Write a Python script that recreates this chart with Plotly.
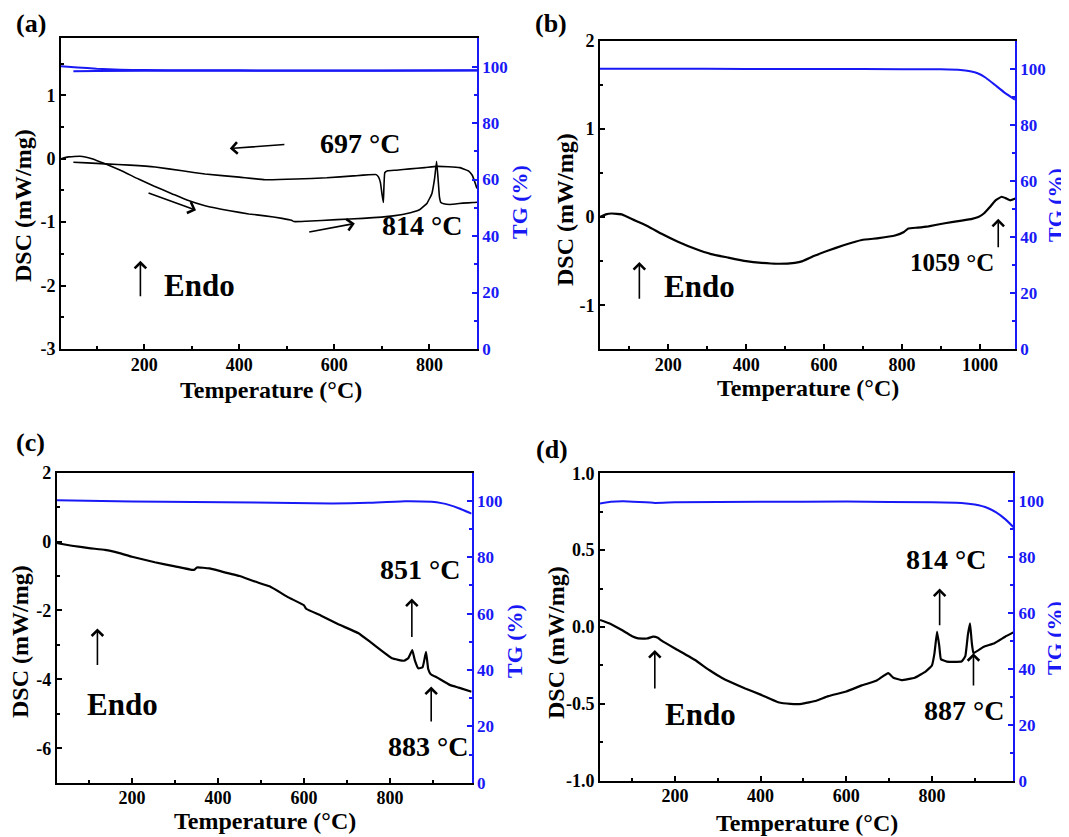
import plotly.graph_objects as go

# ---------------- data ----------------
# (a) heating run
a_heat_T = [25, 40, 65, 90, 118, 150, 188, 220, 258, 290, 328, 380, 420, 454, 490, 510, 515, 540,
            605, 660, 724, 760, 780, 795, 805, 811, 815, 818, 821, 824, 830, 843, 870, 892, 900]
a_heat_dsc = [0.0, 0.03, 0.04, 0.0, -0.08, -0.18, -0.32, -0.43, -0.55, -0.65, -0.74, -0.82, -0.87, -0.9,
              -0.94, -0.97, -0.99, -0.985, -0.96, -0.94, -0.9, -0.85, -0.8, -0.7, -0.55, -0.3, -0.04,
              -0.3, -0.6, -0.69, -0.71, -0.72, -0.7, -0.69, -0.685]
# (a) cooling run
a_cool_T = [900, 896, 890, 882, 864, 840, 815, 790, 759, 730, 712, 706, 703, 700, 697, 693, 688,
            640, 584, 520, 454, 400, 328, 280, 223, 170, 118, 80, 51]
a_cool_dsc = [-0.47, -0.38, -0.26, -0.19, -0.14, -0.125, -0.12, -0.14, -0.16, -0.18, -0.19, -0.22,
              -0.69, -0.55, -0.38, -0.29, -0.25, -0.27, -0.30, -0.32, -0.33, -0.29, -0.24, -0.19,
              -0.13, -0.10, -0.08, -0.065, -0.054]
a_tg_heat_T = [25, 60, 100, 150, 200, 300, 500, 700, 900]
a_tg_heat = [100.1, 99.7, 99.2, 98.9, 98.75, 98.7, 98.6, 98.6, 98.65]
a_tg_cool_T = [900, 700, 500, 300, 100, 51]
a_tg_cool = [98.6, 98.55, 98.55, 98.55, 98.45, 98.3]

# (b)
b_T = [25, 40, 55, 81, 115, 150, 183, 225, 269, 310, 354, 400, 440, 480, 525, 545, 575, 611, 650,
       697, 740, 782, 805, 816, 840, 868, 910, 953, 980, 996, 1010, 1025, 1040, 1056, 1068, 1078, 1091]
b_dsc = [0.0, 0.03, 0.04, 0.03, -0.04, -0.11, -0.19, -0.28, -0.36, -0.42, -0.46, -0.5, -0.52, -0.53,
         -0.52, -0.5, -0.44, -0.38, -0.32, -0.26, -0.24, -0.21, -0.17, -0.13, -0.12, -0.105, -0.07,
         -0.04, -0.02, 0.0, 0.04, 0.11, 0.19, 0.23, 0.21, 0.19, 0.21]
b_tg_T = [25, 200, 400, 600, 800, 900, 950, 975, 994, 1015, 1038, 1065, 1090]
b_tg = [100.0, 100.0, 99.95, 99.9, 99.85, 99.8, 99.6, 99.1, 98.4, 96.8, 94.3, 91.3, 89.0]

# (c)
c_T = [25, 28, 60, 100, 137, 160, 200, 253, 300, 339, 345, 351, 380, 409, 450, 486, 520, 564, 600,
       605, 640, 680, 727, 758, 805, 833, 843, 852, 858, 866, 876, 884, 889, 895, 910, 939, 960, 990]
c_dsc = [-0.02, -0.05, -0.12, -0.19, -0.24, -0.3, -0.44, -0.6, -0.72, -0.82, -0.82, -0.75, -0.78,
         -0.87, -1.0, -1.16, -1.3, -1.62, -1.85, -1.95, -2.15, -2.4, -2.66, -2.95, -3.39, -3.46,
         -3.38, -3.15, -3.45, -3.68, -3.65, -3.2, -3.7, -3.85, -3.95, -4.16, -4.24, -4.36]
c_tg_T = [25, 200, 486, 665, 750, 835, 897, 920, 939, 960, 990]
c_tg = [100.2, 99.8, 99.4, 99.05, 99.3, 99.9, 99.65, 99.2, 98.5, 97.4, 95.5]

# (d)
d_T = [25, 50, 76, 100, 114, 135, 149, 160, 169, 200, 247, 280, 309, 364, 400, 441, 470, 496, 530,
       558, 600, 636, 670, 698, 710, 729, 760, 785, 800, 806, 812, 817, 821, 835, 869, 878, 884,
       889, 893, 897, 920, 946, 971, 990]
d_dsc = [0.046, 0.02, -0.02, -0.06, -0.074, -0.075, -0.063, -0.07, -0.089, -0.14, -0.215, -0.28,
         -0.33, -0.40, -0.44, -0.49, -0.5, -0.5, -0.48, -0.45, -0.42, -0.38, -0.35, -0.30, -0.33,
         -0.345, -0.33, -0.29, -0.25, -0.17, -0.03, -0.12, -0.21, -0.225, -0.225, -0.19, -0.05,
         0.024, -0.1, -0.17, -0.13, -0.105, -0.063, -0.035]
d_tg_T = [25, 50, 80, 153, 200, 400, 600, 800, 869, 900, 930, 950, 971, 990]
d_tg = [99.2, 99.8, 100.0, 99.4, 99.6, 99.8, 99.9, 99.6, 99.4, 98.8, 97.6, 96.0, 93.6, 90.8]

# tick labels
x_ticks = [200, 400, 600, 800]
x_ticks_b = [200, 400, 600, 800, 1000]
tg_ticks = [0, 20, 40, 60, 80, 100]
a_yticks = [-3, -2, -1, 0, 1]
b_yticks = [-1, 0, 1, 2]
c_yticks = [-6, -4, -2, 0, 2]
d_yticks = [-1.0, -0.5, 0.0, 0.5, 1.0]
d_ytext = ["-1.0", "-0.5", "0.0", "0.5", "1.0"]

x_title = "Temperature (°C)"
y_title = "DSC (mW/mg)"
y2_title = "TG (%)"

# ---------------- styling / layout ----------------
FONT = "Liberation Serif"
BLUE = "rgb(25,25,245)"
W, H = 1069, 837
OFF = 8  # page body margin of the html page


def dom(l, r, t, b):
    return [(l - OFF) / W, (r - OFF) / W], [1 - (b - OFF) / H, 1 - (t - OFF) / H]


panels = [
    dict(box=dom(61, 477, 38.3, 349), xr=[25, 900], yr=[-3, 1.9], xt=x_ticks,
         yt=a_yticks, ytt=[str(v) for v in a_yticks], ydt=0.5, label="(a)", lp=(31, 24),
         tx=(271, 390), ty=(23, 206), tr=(519, 202)),
    dict(box=dom(600, 1015, 40.7, 349.3), xr=[25, 1090], yr=[-1.5, 2], xt=x_ticks_b,
         yt=b_yticks, ytt=[str(v) for v in b_yticks], ydt=0.5, label="(b)", lp=(551, 24),
         tx=(808, 388), ty=(565, 210), tr=(1056, 205)),
    dict(box=dom(56.8, 471.6, 472.7, 782.7), xr=[25, 990], yr=[-7, 2], xt=x_ticks,
         yt=c_yticks, ytt=[str(v) for v in c_yticks], ydt=1, label="(c)", lp=(30, 442),
         tx=(265, 821), ty=(20, 642), tr=(514, 641)),
    dict(box=dom(600, 1013.3, 473.3, 780.7), xr=[25, 990], yr=[-1, 1], xt=x_ticks,
         yt=d_yticks, ytt=d_ytext, ydt=0.25, label="(d)", lp=(552, 449),
         tx=(807, 823), ty=(556, 643), tr=(1054, 638)),
]

fig = go.Figure()
layout = dict(width=W, height=H, margin=dict(l=0, r=0, t=0, b=0, autoexpand=False),
              showlegend=False, plot_bgcolor="white", paper_bgcolor="white",
              font=dict(family=FONT, color="black"))
annotations = []


def ax_names(i):
    xa = "x" if i == 1 else f"x{i}"
    yl = "y" if i == 1 else f"y{2 * i - 1}"
    yr = f"y{2 * i}"
    return xa, yl, yr


def ptxt(text, pos, size, color="black", angle=0):
    return dict(text=text, xref="paper", yref="paper", x=(pos[0] - OFF) / W,
                y=1 - (pos[1] - OFF) / H,
                xanchor="center", yanchor="middle", showarrow=False, textangle=angle,
                font=dict(family=FONT, size=size, weight="bold", color=color))


series = [
    [(a_heat_T, a_heat_dsc, "l", 1.6), (a_cool_T, a_cool_dsc, "l", 1.6),
     (a_tg_heat_T, a_tg_heat, "r", 2), (a_tg_cool_T, a_tg_cool, "r", 2)],
    [(b_T, b_dsc, "l", 2.2), (b_tg_T, b_tg, "r", 2)],
    [(c_T, c_dsc, "l", 2.2), (c_tg_T, c_tg, "r", 2)],
    [(d_T, d_dsc, "l", 2.2), (d_tg_T, d_tg, "r", 2)],
]

for i, (p, ss) in enumerate(zip(panels, series), start=1):
    xa, yl, yr = ax_names(i)
    for xs, ys, side, lw in ss:
        fig.add_trace(go.Scatter(x=xs, y=ys, mode="lines", xaxis=xa,
                                 yaxis=yl if side == "l" else yr,
                                 line=dict(color="black" if side == "l" else BLUE, width=lw,
                                           shape="spline", smoothing=0.3),
                                 hoverinfo="skip"))
    xd, yd = p["box"]
    kx = "xaxis" if i == 1 else f"xaxis{i}"
    kyl = "yaxis" if i == 1 else f"yaxis{2 * i - 1}"
    kyr = f"yaxis{2 * i}"
    layout[kx] = dict(domain=xd, anchor=yl, range=p["xr"], tickmode="array", tickvals=p["xt"],
                      ticks="inside", ticklen=5, tickwidth=1.5, tickcolor="black",
                      showline=True, linecolor="black", linewidth=1.8, mirror=True,
                      showgrid=False, zeroline=False, automargin=False,
                      ticklabelstandoff=-2,
                      minor=dict(tickmode="linear", tick0=0, dtick=100, ticks="inside",
                                 ticklen=3, tickwidth=1.5, tickcolor="black"),
                      tickfont=dict(family=FONT, size=18, weight="bold", color="black"))
    layout[kyl] = dict(domain=yd, anchor=xa, range=p["yr"], tickmode="array", tickvals=p["yt"],
                       ticktext=p["ytt"], ticks="inside", ticklen=5, tickwidth=1.5,
                       tickcolor="black", showline=True, linecolor="black", linewidth=1.8,
                       mirror=False, showgrid=False, zeroline=False, automargin=False,
                       minor=dict(tickmode="linear", tick0=0, dtick=p["ydt"], ticks="inside",
                                  ticklen=3, tickwidth=1.5, tickcolor="black"),
                       tickfont=dict(family=FONT, size=18, weight="bold", color="black"))
    layout[kyr] = dict(domain=yd, anchor=xa, overlaying=yl, side="right", range=[0, 110],
                       tickmode="array", tickvals=tg_ticks, ticks="inside", ticklen=5,
                       tickwidth=1.5, tickcolor=BLUE, showline=True, linecolor=BLUE,
                       linewidth=1.8, showgrid=False, zeroline=False, automargin=False,
                       minor=dict(tickmode="linear", tick0=0, dtick=10, ticks="inside",
                                  ticklen=3, tickwidth=1.5, tickcolor=BLUE),
                       tickfont=dict(family=FONT, size=17, weight="bold", color=BLUE))
    annotations.append(ptxt(p["label"], p["lp"], 26))
    annotations.append(ptxt(x_title, p["tx"], 24))
    annotations.append(ptxt(y_title, p["ty"], 24, angle=-90))
    annotations.append(ptxt(y2_title, p["tr"], 22, color=BLUE, angle=-90))

# annotation positions (data coordinates of each panel): arrows (head, tail) and texts
arrows = {
    1: [((380, 0.163), (498, 0.226)), ((309, -0.81), (206, -0.53)),
        ((643, -1.02), (544, -1.16)), ((192, -1.61), (192, -2.19))],
    2: [((126, -0.51), (126, -0.945)), ((1047, -0.02), (1047, -0.36))],
    3: [((119.5, -2.52), (119.5, -3.63)), ((851, -1.65), (851, -2.81)),
        ((896, -4.21), (896, -5.27))],
    4: [((153, -0.15), (153, -0.41)), ((818, 0.25), (818, 0.002)),
        ((897, -0.17), (897, -0.39))],
}
texts = {
    1: [("697 °C", 654, 0.24, 28), ("814 °C", 785, -1.05, 28), ("Endo", 317, -2.0, 31)],
    2: [("Endo", 281, -0.79, 31), ("1059 °C", 928, -0.52, 25)],
    3: [("Endo", 178, -4.72, 31), ("851 °C", 871, -0.82, 28), ("883 °C", 888, -5.95, 28)],
    4: [("Endo", 260, -0.57, 31), ("814 °C", 833, 0.436, 28), ("887 °C", 876, -0.54, 28)],
}
for i in range(1, 5):
    xa, yl, _ = ax_names(i)
    for (hx, hy), (tx, ty) in arrows[i]:
        annotations.append(dict(x=hx, y=hy, ax=tx, ay=ty, xref=xa, yref=yl, axref=xa, ayref=yl,
                                text="", showarrow=True, arrowhead=4, arrowsize=1.4,
                                arrowwidth=1.6, arrowcolor="black"))
    for s, x, y, size in texts[i]:
        annotations.append(dict(text=s, x=x, y=y, xref=xa, yref=yl, showarrow=False,
                                font=dict(family=FONT, size=size, weight="bold", color="black")))

layout["annotations"] = annotations
fig.update_layout(**layout)
fig.write_html("out.html")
---------------
▸ INSTRUCTION
Return exactly what appears from the opening line of the material through the line with "import plotly.graph_objects as go", apart from the pictures.

▸ EXERCISE RESPONSE
Write a Python script that recreates this chart with Plotly.
import plotly.graph_objects as go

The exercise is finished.